The functionality we want to copy over from the example contains one task that is to be run in the main loop, and a few callbacks. Quite simple, especially since TinyUSB abstracts a lot of the hardware stuff away. All we have to do is read and write the serial devices in a fairly typical fashion, nothing too USB-specific is required at this stage anymore.

Of course, this step varies wildly depending on what you’re trying to achieve. But, in our humble example project the commit enabling the functionality is quite small and easy to understand.

Testing the Device

After doing the hard work of copying the code and flashing the board, you can plug your USB connector into a computer (don’t do it on your most expensive gaming rig though, better be cautious). At least on Windows, the device should get recognized, and two new serial ports should be added to the system. If you open the serial ports (baud rate 9600), and write to one of them, you should see the input text magically appear in the other one as well. And it’s all upper- or lower-cased!

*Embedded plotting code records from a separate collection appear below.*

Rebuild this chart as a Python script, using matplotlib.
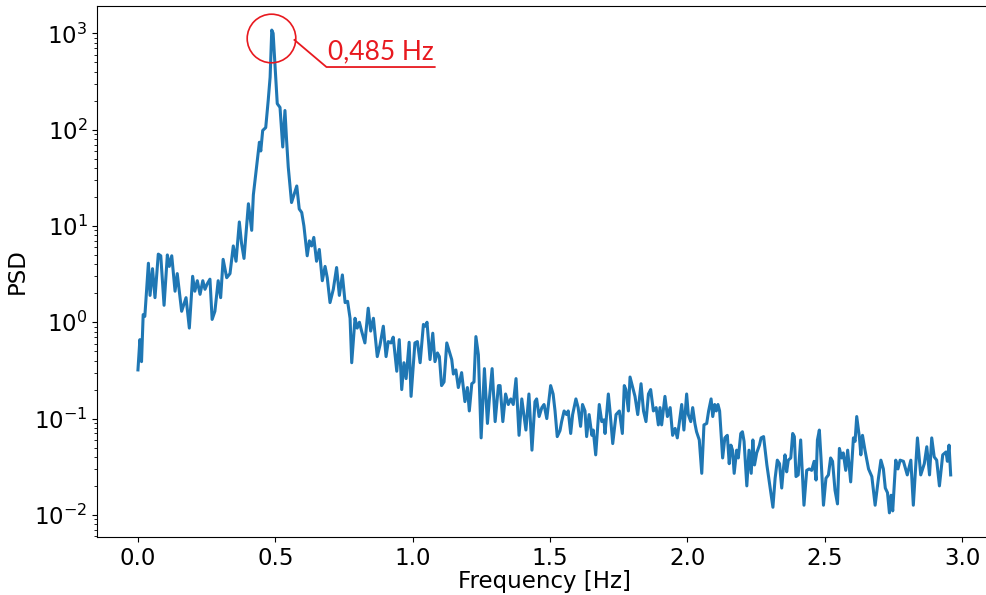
import numpy as np
from matplotlib import pyplot as plt

# frequency [Hz] and PSD
freq = [0.000, 0.007, 0.013, 0.019, 0.025, 0.038, 0.044, 0.053, 0.062, 0.074,
        0.083, 0.095, 0.107, 0.114, 0.123, 0.135, 0.143, 0.159, 0.175, 0.187,
        0.199, 0.207, 0.216, 0.226, 0.236, 0.244, 0.252, 0.262, 0.270, 0.280,
        0.292, 0.301, 0.310, 0.323, 0.335, 0.347, 0.357, 0.369, 0.377, 0.386,
        0.402, 0.414, 0.420, 0.442, 0.447, 0.454, 0.465, 0.474, 0.481, 0.487,
        0.492, 0.499, 0.507, 0.517, 0.527, 0.535, 0.541, 0.547, 0.559, 0.578,
        0.587, 0.596, 0.604, 0.616, 0.624, 0.632, 0.640, 0.650, 0.660, 0.671,
        0.681, 0.689, 0.699, 0.711, 0.723, 0.733, 0.744, 0.754, 0.763, 0.772,
        0.778, 0.790, 0.798, 0.806, 0.814, 0.826, 0.838, 0.847, 0.857, 0.871,
        0.881, 0.893, 0.903, 0.911, 0.921, 0.929, 0.942, 0.951, 0.960, 0.968,
        0.976, 0.987, 0.994, 1.008, 1.017, 1.027, 1.039, 1.047, 1.052, 1.063,
        1.073, 1.081, 1.090, 1.097, 1.105, 1.114, 1.124, 1.133, 1.142, 1.148,
        1.157, 1.166, 1.178, 1.190, 1.199, 1.206, 1.215, 1.223, 1.230, 1.239,
        1.249, 1.261, 1.272, 1.279, 1.289, 1.300, 1.312, 1.318, 1.328, 1.338,
        1.348, 1.357, 1.366, 1.376, 1.387, 1.397, 1.412, 1.423, 1.434, 1.445,
        1.451, 1.460, 1.470, 1.478, 1.488, 1.502, 1.511, 1.518, 1.526, 1.536,
        1.542, 1.551, 1.560, 1.566, 1.575, 1.582, 1.594, 1.602, 1.611, 1.618,
        1.627, 1.633, 1.642, 1.652, 1.657, 1.666, 1.679, 1.688, 1.696, 1.700,
        1.712, 1.718, 1.728, 1.740, 1.752, 1.763, 1.770, 1.776, 1.785, 1.791,
        1.801, 1.809, 1.819, 1.831, 1.840, 1.849, 1.858, 1.866, 1.876, 1.886,
        1.894, 1.900, 1.906, 1.918, 1.927, 1.937, 1.946, 1.955, 1.963, 1.979,
        1.987, 1.997, 2.003, 2.012, 2.019, 2.027, 2.033, 2.043, 2.052, 2.060,
        2.070, 2.077, 2.086, 2.092, 2.099, 2.105, 2.111, 2.117, 2.128, 2.136,
        2.145, 2.152, 2.158, 2.164, 2.170, 2.179, 2.185, 2.194, 2.200, 2.206,
        2.216, 2.224, 2.232, 2.238, 2.244, 2.252, 2.262, 2.268, 2.277, 2.289,
        2.301, 2.311, 2.319, 2.327, 2.335, 2.343, 2.349, 2.355, 2.361, 2.367,
        2.376, 2.383, 2.389, 2.395, 2.403, 2.412, 2.424, 2.434, 2.443, 2.452,
        2.461, 2.468, 2.473, 2.480, 2.486, 2.495, 2.504, 2.513, 2.521, 2.528,
        2.537, 2.546, 2.553, 2.561, 2.567, 2.576, 2.583, 2.594, 2.604, 2.610,
        2.616, 2.626, 2.631, 2.637, 2.646, 2.659, 2.671, 2.683, 2.695, 2.704,
        2.713, 2.720, 2.728, 2.735, 2.741, 2.747, 2.758, 2.766, 2.774, 2.786,
        2.800, 2.813, 2.822, 2.837, 2.849, 2.862, 2.871, 2.881, 2.889, 2.898,
        2.907, 2.917, 2.929, 2.941, 2.946, 2.952, 2.958]

psd = [0.32, 0.66, 0.39, 1.2, 1.15, 4.1, 1.9, 3.6, 1.8, 5.1,
       4.9, 1.5, 5.0, 3.8, 4.9, 2.1, 3.2, 1.3, 1.8, 0.87,
       3.0, 2.1, 2.7, 1.95, 2.7, 2.2, 2.5, 2.8, 1.07, 1.3,
       2.7, 1.8, 4.5, 2.9, 3.2, 6.2, 4.3, 11, 6.6, 4.6,
       17, 9, 21, 74, 60, 98, 105, 200, 350, 1080,
       1000, 450, 186, 170, 66, 158, 77, 41, 17.5, 26,
       15, 13.8, 10, 4.9, 7, 6.2, 7.6, 4.3, 5.7, 2.7,
       3.8, 2.9, 1.6, 2.2, 3.7, 1.9, 3.1, 1.6, 1.65, 1.1,
       0.38, 1.1, 0.87, 1.0, 0.81, 0.61, 1.4, 0.81, 1.1, 0.44,
       0.58, 0.91, 0.44, 0.63, 0.61, 0.7, 0.31, 0.66, 0.2, 0.38,
       0.26, 0.62, 0.17, 0.61, 0.63, 0.38, 0.95, 0.91, 1.0, 0.41,
       0.77, 0.39, 0.48, 0.44, 0.22, 0.24, 0.61, 0.5, 0.41, 0.29,
       0.32, 0.21, 0.3, 0.15, 0.21, 0.12, 0.23, 0.24, 0.71, 0.46,
       0.063, 0.33, 0.089, 0.16, 0.33, 0.093, 0.22, 0.22, 0.093, 0.18,
       0.14, 0.16, 0.14, 0.26, 0.067, 0.16, 0.076, 0.18, 0.047, 0.15,
       0.16, 0.105, 0.13, 0.14, 0.1, 0.22, 0.18, 0.12, 0.065, 0.075,
       0.093, 0.12, 0.11, 0.12, 0.07, 0.11, 0.16, 0.13, 0.083, 0.14,
       0.12, 0.065, 0.11, 0.067, 0.076, 0.042, 0.14, 0.093, 0.097, 0.07,
       0.18, 0.12, 0.055, 0.11, 0.12, 0.07, 0.22, 0.2, 0.12, 0.27,
       0.21, 0.17, 0.11, 0.23, 0.12, 0.093, 0.18, 0.2, 0.12, 0.13,
       0.086, 0.13, 0.086, 0.17, 0.105, 0.13, 0.067, 0.079, 0.063, 0.14,
       0.076, 0.18, 0.11, 0.093, 0.13, 0.089, 0.073, 0.06, 0.027, 0.086,
       0.089, 0.12, 0.16, 0.105, 0.14, 0.12, 0.14, 0.12, 0.039, 0.063,
       0.067, 0.034, 0.053, 0.047, 0.027, 0.047, 0.039, 0.07, 0.073, 0.058,
       0.02, 0.047, 0.027, 0.06, 0.033, 0.044, 0.053, 0.063, 0.065, 0.033,
       0.019, 0.012, 0.024, 0.037, 0.034, 0.019, 0.03, 0.042, 0.028, 0.037,
       0.039, 0.07, 0.065, 0.025, 0.026, 0.06, 0.0126, 0.029, 0.03, 0.029,
       0.036, 0.023, 0.06, 0.076, 0.039, 0.0126, 0.024, 0.026, 0.039, 0.036,
       0.018, 0.013, 0.049, 0.039, 0.044, 0.029, 0.047, 0.022, 0.063, 0.058,
       0.105, 0.063, 0.042, 0.067, 0.047, 0.03, 0.025, 0.0126, 0.024, 0.037,
       0.03, 0.019, 0.017, 0.0105, 0.016, 0.011, 0.037, 0.03, 0.037, 0.036,
       0.026, 0.037, 0.0126, 0.063, 0.026, 0.034, 0.051, 0.026, 0.063, 0.04,
       0.037, 0.02, 0.042, 0.045, 0.036, 0.053, 0.026]

peak_f = 0.485
peak_label = "0,485 Hz"
red = "#e8191f"

fig = plt.figure(figsize=(9.86, 5.95), dpi=100)
# right spine falls just outside the saved picture, as in the original
ax = fig.add_axes([0.0987, 0.0975, 0.9067, 0.8925])

ax.plot(freq, psd, color="#1f77b4", lw=2.2)
ax.set_yscale("log")
ax.set_xlabel("Frequency [Hz]", fontsize=16.5, labelpad=0)
ax.set_ylabel("PSD", fontsize=16.5)
ax.tick_params(labelsize=16.5)

# red circle round the peak and label with leader line
ax.plot(peak_f, 890, "o", ms=35, mfc="none", mec=red, mew=1.2)
ax.plot([0.2205, 0.2563, 0.3774], [0.936, 0.885, 0.885],
        color=red, lw=1.3, transform=ax.transAxes)
ax.text(0.2575, 0.891, peak_label, color=red, fontsize=19,
        family=["Lato", "DejaVu Sans"],
        transform=ax.transAxes, ha="left", va="bottom")

plt.savefig("out.png")
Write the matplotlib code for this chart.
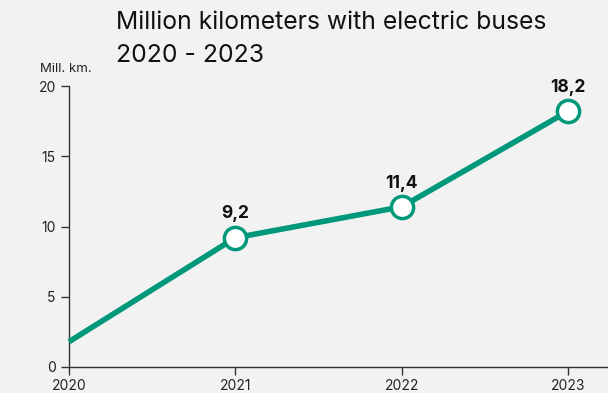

But what about the driver? Why does the device work without a driver? Well, since we are creating a CDC class device, we don’t need a special driver for it. The generic CDC driver from the operating system is used for driving the device. With more specialized functionality where we couldn’t use (or wouldn’t want to use) a device class for defining the device a custom driver would of course be required. Maybe writing a driver like that is worth a text of its own.

I’m just joshing, it’s all fun stuff. In a kind of masochistic way.

But for now, you should have your first USB device up and running. Not one of the easiest projects, but considering the complexity of the protocol it was in the end quite simple. Big thanks for this go to the TinyUSB project. Also, thanks to the GitHub answer I linked above as it was a massive help with getting familiar with the TinyUSB and STM32. I’m not sure if this text would have even happened without it. That’s all for now, thanks for reading.